■ Instruction
Omit every picture and return the rest of the data unaltered.

■ Recorded information
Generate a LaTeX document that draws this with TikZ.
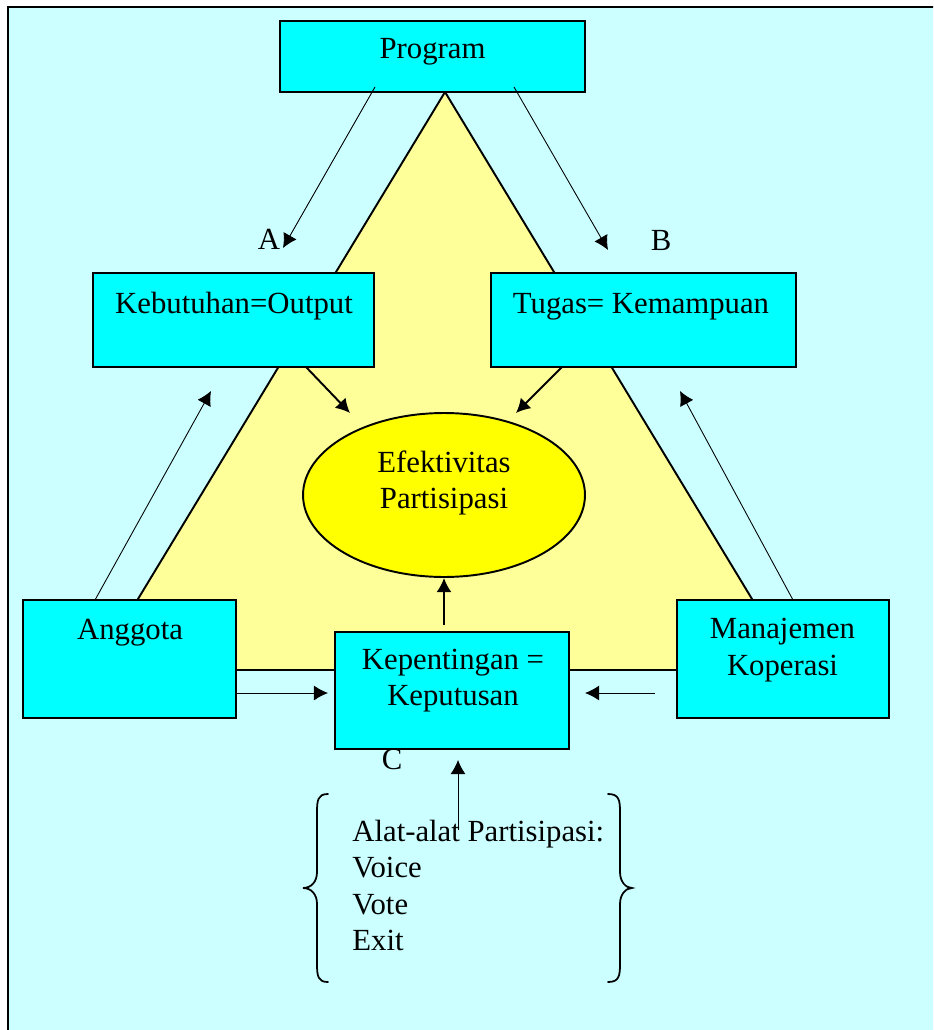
\documentclass[tikz,border=0pt]{standalone}
\usepackage{fontspec}
\setmainfont{Liberation Serif}
\usepackage{xcolor}
\usetikzlibrary{shapes.geometric}
\usetikzlibrary{arrows.meta}
\usetikzlibrary{positioning}

\definecolor{bgcyan}{HTML}{CCFFFF}
\definecolor{boxcyan}{HTML}{00FFFF}
\definecolor{trifill}{HTML}{FFFF99}
\definecolor{ellfill}{HTML}{FFFF00}

\begin{document}
\begin{tikzpicture}[x=0.02cm,y=-0.02cm,every path/.style={>={Latex[length=8pt,width=8.5pt]}},
	box/.style={draw,rectangle,fill=boxcyan,line width=1.1pt},
	txt/.style={font=\fontsize{17.5}{20.6}\selectfont,align=center,inner sep=0pt},
	thinarrow/.style={->,line width=0.5pt},
	fatarrow/.style={->,line width=1.1pt},
	brace/.style={line width=1pt,line cap=round}]
		% frame and background
		\useasboundingbox (0,0) rectangle (933,1030);
		\clip (0,0) rectangle (933,1030);
		\draw[fill=bgcyan,line width=1.7pt] (8,7) rectangle (950,1050);

		% draw triangle
		\draw[fill=trifill,line width=1.1pt] (445,92) -- (95,670) -- (795,670) -- cycle;

		% draw boxes
		\node (prog) at (432.5,56.5) [box,minimum width=6.1cm,minimum height=1.42cm] {};
		\node (keb) at (233.5,320) [box,minimum width=5.62cm,minimum height=1.88cm] {};
		\node (tug) at (643.5,320) [box,minimum width=6.1cm,minimum height=1.88cm] {};
		\node (ang) at (129.5,659) [box,minimum width=4.26cm,minimum height=2.36cm] {};
		\node (man) at (783,659) [box,minimum width=4.24cm,minimum height=2.36cm] {};
		\node (kep) at (452,690.5) [box,minimum width=4.68cm,minimum height=2.34cm] {};

		% draw ellipse
		\node (eff) at (444,495) [draw,ellipse,fill=ellfill,line width=1.1pt,minimum width=5.64cm,minimum height=3.28cm] {};

		% draw texts
		\node (progtxt) at (432.5,52) [txt] {Program};
		\node (kebtxt) at (234,306) [txt] {Kebutuhan=Output};
		\node (tugtxt) at (641,307) [txt] {Tugas= Kemampuan};
		\node (efftxt) at (444,483) [txt] {Efektivitas\\Partisipasi};
		\node (angtxt) at (130,633) [txt] {Anggota};
		\node (mantxt) at (782.5,650) [txt] {Manajemen\\Koperasi};
		\node (keptxt) at (453,680.5) [txt] {Kepentingan =\\Keputusan};
		\node (alat) at (352,820) [txt,align=left,anchor=north west] {Alat-alat Partisipasi:\\Voice\\Vote\\Exit};

		% draw letters
		\node (la) at (269,239) [txt] {A};
		\node (lb) at (661,240) [txt] {B};
		\node (lc) at (392,759) [txt] {C};

		% arrow ends
		\coordinate (atail) at (375,87);
		\coordinate (ahead) at (283,248);
		\coordinate (btail) at (514,87);
		\coordinate (bhead) at (608,250);
		\coordinate (kebout) at (306,367);
		\coordinate (kebin) at (350,413);
		\coordinate (tugout) at (562,367);
		\coordinate (tugin) at (516,413);
		\coordinate (angout) at (95,600);
		\coordinate (angin) at (211,391);
		\coordinate (manout) at (793,600);
		\coordinate (manin) at (680,391);
		\coordinate (kepout) at (444,625);
		\coordinate (kepleft) at (328,693);
		\coordinate (mantail) at (655,693);
		\coordinate (kepright) at (585,693);
		\coordinate (alattail) at (458,830);
		\coordinate (kepbottom) at (458,760);

		% draw arrows from program
		\draw[thinarrow] (atail) -- (ahead);
		\draw[thinarrow] (btail) -- (bhead);

		% draw arrows into the ellipse
		\draw[fatarrow] (kebout) -- (kebin);
		\draw[fatarrow] (tugout) -- (tugin);
		\draw[fatarrow] (kepout) -- (eff.south);

		% draw arrows up the sides
		\draw[thinarrow] (angout) -- (angin);
		\draw[thinarrow] (manout) -- (manin);

		% draw arrows into kepentingan
		\draw[thinarrow] (ang.east |- kepleft) -- (kepleft);
		\draw[thinarrow] (mantail) -- (kepright);
		\draw[thinarrow] (alattail) -- (kepbottom);

		% draw braces
		\draw[brace] (328,794) .. controls (318,794) and (317,800) .. (317,812) -- (317,872) .. controls (317,882) and (311,888) .. (303,888) .. controls (311,888) and (317,894) .. (317,904) -- (317,964) .. controls (317,976) and (318,982) .. (328,982);
		\draw[brace] (608,794) .. controls (619,794) and (620,800) .. (620,812) -- (620,872) .. controls (620,882) and (626,888) .. (632,888) .. controls (626,888) and (620,894) .. (620,904) -- (620,964) .. controls (620,976) and (619,982) .. (608,982);
	\end{tikzpicture}
\end{document}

■ Final result
Generate a LaTeX document that draws this with TikZ.
\documentclass[tikz,border=0pt]{standalone}
\usepackage{fontspec}
\setmainfont{Liberation Serif}
\usepackage{xcolor}
\usetikzlibrary{shapes.geometric}
\usetikzlibrary{arrows.meta}
\usetikzlibrary{positioning}

\definecolor{bgcyan}{HTML}{CCFFFF}
\definecolor{boxcyan}{HTML}{00FFFF}
\definecolor{trifill}{HTML}{FFFF99}
\definecolor{ellfill}{HTML}{FFFF00}

\begin{document}
\begin{tikzpicture}[x=0.02cm,y=-0.02cm,every path/.style={>={Latex[length=8pt,width=8.5pt]}},
	box/.style={draw,rectangle,fill=boxcyan,line width=1.1pt},
	txt/.style={font=\fontsize{17.5}{20.6}\selectfont,align=center,inner sep=0pt},
	thinarrow/.style={->,line width=0.5pt},
	fatarrow/.style={->,line width=1.1pt},
	brace/.style={line width=1pt,line cap=round}]
		% frame and background
		\useasboundingbox (0,0) rectangle (933,1030);
		\clip (0,0) rectangle (933,1030);
		\draw[fill=bgcyan,line width=1.7pt] (8,7) rectangle (950,1050);

		% draw triangle
		\draw[fill=trifill,line width=1.1pt] (445,92) -- (95,670) -- (795,670) -- cycle;

		% draw boxes
		\node (prog) at (432.5,56.5) [box,minimum width=6.1cm,minimum height=1.42cm] {};
		\node (keb) at (233.5,320) [box,minimum width=5.62cm,minimum height=1.88cm] {};
		\node (tug) at (643.5,320) [box,minimum width=6.1cm,minimum height=1.88cm] {};
		\node (ang) at (129.5,659) [box,minimum width=4.26cm,minimum height=2.36cm] {};
		\node (man) at (783,659) [box,minimum width=4.24cm,minimum height=2.36cm] {};
		\node (kep) at (452,690.5) [box,minimum width=4.68cm,minimum height=2.34cm] {};

		% draw ellipse
		\node (eff) at (444,495) [draw,ellipse,fill=ellfill,line width=1.1pt,minimum width=5.64cm,minimum height=3.28cm] {};

		% draw texts
		\node (progtxt) at (432.5,52) [txt] {Program};
		\node (kebtxt) at (234,306) [txt] {Kebutuhan=Output};
		\node (tugtxt) at (641,307) [txt] {Tugas= Kemampuan};
		\node (efftxt) at (444,483) [txt] {Efektivitas\\Partisipasi};
		\node (angtxt) at (130,633) [txt] {Anggota};
		\node (mantxt) at (782.5,650) [txt] {Manajemen\\Koperasi};
		\node (keptxt) at (453,680.5) [txt] {Kepentingan =\\Keputusan};
		\node (alat) at (352,820) [txt,align=left,anchor=north west] {Alat-alat Partisipasi:\\Voice\\Vote\\Exit};

		% draw letters
		\node (la) at (269,239) [txt] {A};
		\node (lb) at (661,240) [txt] {B};
		\node (lc) at (392,759) [txt] {C};

		% arrow ends
		\coordinate (atail) at (375,87);
		\coordinate (ahead) at (283,248);
		\coordinate (btail) at (514,87);
		\coordinate (bhead) at (608,250);
		\coordinate (kebout) at (306,367);
		\coordinate (kebin) at (350,413);
		\coordinate (tugout) at (562,367);
		\coordinate (tugin) at (516,413);
		\coordinate (angout) at (95,600);
		\coordinate (angin) at (211,391);
		\coordinate (manout) at (793,600);
		\coordinate (manin) at (680,391);
		\coordinate (kepout) at (444,625);
		\coordinate (kepleft) at (328,693);
		\coordinate (mantail) at (655,693);
		\coordinate (kepright) at (585,693);
		\coordinate (alattail) at (458,830);
		\coordinate (kepbottom) at (458,760);

		% draw arrows from program
		\draw[thinarrow] (atail) -- (ahead);
		\draw[thinarrow] (btail) -- (bhead);

		% draw arrows into the ellipse
		\draw[fatarrow] (kebout) -- (kebin);
		\draw[fatarrow] (tugout) -- (tugin);
		\draw[fatarrow] (kepout) -- (eff.south);

		% draw arrows up the sides
		\draw[thinarrow] (angout) -- (angin);
		\draw[thinarrow] (manout) -- (manin);

		% draw arrows into kepentingan
		\draw[thinarrow] (ang.east |- kepleft) -- (kepleft);
		\draw[thinarrow] (mantail) -- (kepright);
		\draw[thinarrow] (alattail) -- (kepbottom);

		% draw braces
		\draw[brace] (328,794) .. controls (318,794) and (317,800) .. (317,812) -- (317,872) .. controls (317,882) and (311,888) .. (303,888) .. controls (311,888) and (317,894) .. (317,904) -- (317,964) .. controls (317,976) and (318,982) .. (328,982);
		\draw[brace] (608,794) .. controls (619,794) and (620,800) .. (620,812) -- (620,872) .. controls (620,882) and (626,888) .. (632,888) .. controls (626,888) and (620,894) .. (620,904) -- (620,964) .. controls (620,976) and (619,982) .. (608,982);
	\end{tikzpicture}
\end{document}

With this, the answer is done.